STATED GOAL ▸
Repeat, exactly and only, the lines from the beginning of the data through the line with "4.0, 4.2, 4.3]". Pictures are left out.

+-------+

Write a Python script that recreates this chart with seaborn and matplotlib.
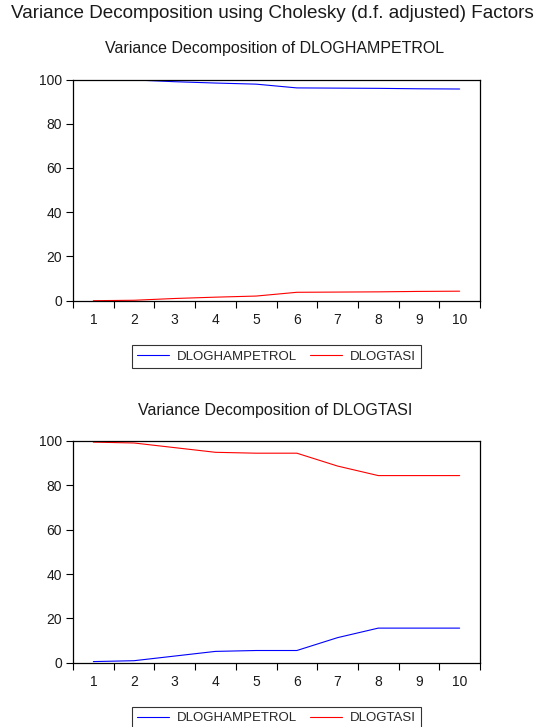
import matplotlib
matplotlib.use("Agg")
import matplotlib.pyplot as plt
import seaborn as sns
import pandas as pd
from matplotlib.ticker import FixedLocator, NullFormatter, FixedFormatter

periods = [1, 2, 3, 4, 5, 6, 7, 8, 9, 10]
series_names = ["DLOGHAMPETROL", "DLOGTASI"]

# Variance decomposition of DLOGHAMPETROL
petrol_by_petrol = [100.0, 99.8, 99.0, 98.4, 97.9, 96.2, 96.1, 96.0, 95.8, 95.7]
petrol_by_tasi = [0.0, 0.2, 1.0, 1.6, 2.1, 3.8, 3.9, 4.0, 4.2, 4.3]

# Variance decomposition of DLOGTASI
tasi_by_petrol = [0.5, 0.9, 3.0, 5.1, 5.5, 5.5, 11.3, 15.6, 15.6, 15.6]
tasi_by_tasi = [99.5, 99.1, 97.0, 94.9, 94.5, 94.5, 88.7, 84.4, 84.4, 84.4]

main_title = "Variance Decomposition using Cholesky (d.f. adjusted) Factors"
sub_titles = ["Variance Decomposition of DLOGHAMPETROL",
              "Variance Decomposition of DLOGTASI"]
y_ticks = [0, 20, 40, 60, 80, 100]

sns.set_theme(style="white")
plt.rcParams["font.family"] = ["Liberation Sans", "DejaVu Sans"]

fig = plt.figure(figsize=(5.43, 7.27), dpi=100)
W, H = 543, 727

def frac_axes(left, top, right, bottom):
    return fig.add_axes([left / W, 1 - bottom / H, (right - left) / W, (bottom - top) / H])

ax1 = frac_axes(73, 79.5, 480, 300.7)
ax2 = frac_axes(73, 441, 480, 662.7)

palette = {"DLOGHAMPETROL": "#0000ff", "DLOGTASI": "#ff0000"}

def make_df(a, b):
    return pd.DataFrame({
        "period": periods * 2,
        "value": a + b,
        "series": [series_names[0]] * len(periods) + [series_names[1]] * len(periods),
    })

datasets = [make_df(petrol_by_petrol, petrol_by_tasi), make_df(tasi_by_petrol, tasi_by_tasi)]

for ax, df, st, sty, legy in zip([ax1, ax2], datasets, sub_titles, [48, 411], [356.5, 718]):
    sns.lineplot(data=df, x="period", y="value", hue="series", palette=palette,
                 linewidth=0.8, ax=ax, legend=False)
    ax.set_xlim(0.5, 10.5)
    ax.set_ylim(0, 100)
    ax.set_xlabel("")
    ax.set_ylabel("")
    ax.set_yticks(y_ticks)
    ax.set_yticklabels([str(t) for t in y_ticks], fontsize=10, color="#1a1a1a")
    bounds = [p - 0.5 for p in periods] + [periods[-1] + 0.5]
    ax.xaxis.set_major_locator(FixedLocator(bounds))
    ax.xaxis.set_major_formatter(NullFormatter())
    ax.xaxis.set_minor_locator(FixedLocator(periods))
    ax.xaxis.set_minor_formatter(FixedFormatter([str(p) for p in periods]))
    ax.tick_params(axis="x", which="major", direction="out", length=5, width=0.8,
                   color="black", bottom=True)
    ax.tick_params(axis="x", which="minor", length=0, labelsize=10, pad=9,
                   labelcolor="#1a1a1a", bottom=True)
    ax.tick_params(axis="y", direction="out", length=5, width=0.8, color="black",
                   left=True, pad=3)
    for s in ax.spines.values():
        s.set_color("black")
        s.set_linewidth(0.9)
    fig.text(275 / W, 1 - sty / H, st, fontsize=11.5, color="#1a1a1a",
             ha="center", va="center")
    handles = [plt.Line2D([], [], color=palette[n], linewidth=0.8) for n in series_names]
    leg = ax.legend(handles, series_names, loc="center", ncol=2,
                    bbox_to_anchor=(276.5 / W, 1 - legy / H),
                    bbox_transform=fig.transFigure, fontsize=9.5, frameon=True,
                    fancybox=False, edgecolor="black", handlelength=2.4,
                    columnspacing=1.0, handletextpad=0.6, borderpad=0.4)
    leg.get_frame().set_linewidth(0.8)

fig.text(11 / W, 1 - 13 / H, main_title, fontsize=13.6, color="#1a1a1a",
         ha="left", va="center")

fig.savefig("out.png", dpi=100, facecolor="white")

+-------+

WRITTEN SOLUTION ▸
Write a Python script that recreates this chart with seaborn and matplotlib.
import matplotlib
matplotlib.use("Agg")
import matplotlib.pyplot as plt
import seaborn as sns
import pandas as pd
from matplotlib.ticker import FixedLocator, NullFormatter, FixedFormatter

periods = [1, 2, 3, 4, 5, 6, 7, 8, 9, 10]
series_names = ["DLOGHAMPETROL", "DLOGTASI"]

# Variance decomposition of DLOGHAMPETROL
petrol_by_petrol = [100.0, 99.8, 99.0, 98.4, 97.9, 96.2, 96.1, 96.0, 95.8, 95.7]
petrol_by_tasi = [0.0, 0.2, 1.0, 1.6, 2.1, 3.8, 3.9, 4.0, 4.2, 4.3]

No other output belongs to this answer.